I’d book this if you want a guided London day that feels practical, not chaotic. The route connects Royal Parks, Westminster, the Thames, the Tower area, and St Paul’s in one ride, and the structure helps you understand where everything sits. Add a small group and an organized, friendly guide like Üla, and it becomes the kind of experience that makes your London trip feel easier.
If you’re sensitive to biking distance, or you know 22 km would be uncomfortable, then skip it. This one earns its value through movement. Choose it when you’re ready to ride.
FAQ
How long is the London Big Six cycling tour?
It lasts 5.5 hours.
Where do I meet the tour?
You meet outside the main entrance to Hotel Hilton at 129 Bayswater Road, about 20 meters from Queensway tube station.

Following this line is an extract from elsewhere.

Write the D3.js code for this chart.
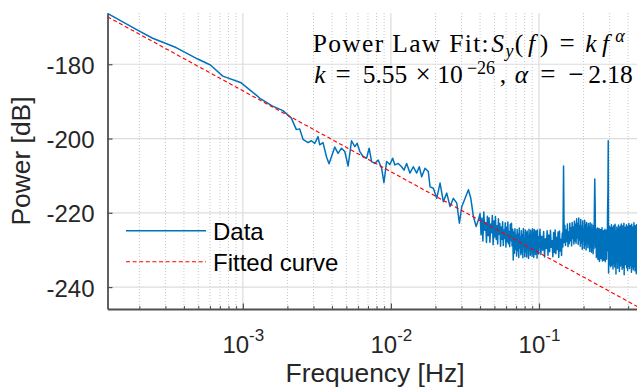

What’s included in the price?
The tour includes an easy cycled light 7–21 gear bike and a helmet. A live English guide is also included.
Are food and drinks included?
No. Food and drinks are not included, but there is a stop for snacks and drinks during the tour, and you can bring your own.
Is the tour suitable for children?
No, it is not suitable for children under 13. Kids bikes and child seats can be requested in advance, based on availability.
What are the height and health limits?
It is not suitable for people under 4 ft 9 in (150 cm) and not suitable for people with back problems.
How large is the group?
The tour is limited to a small group of 10 participants.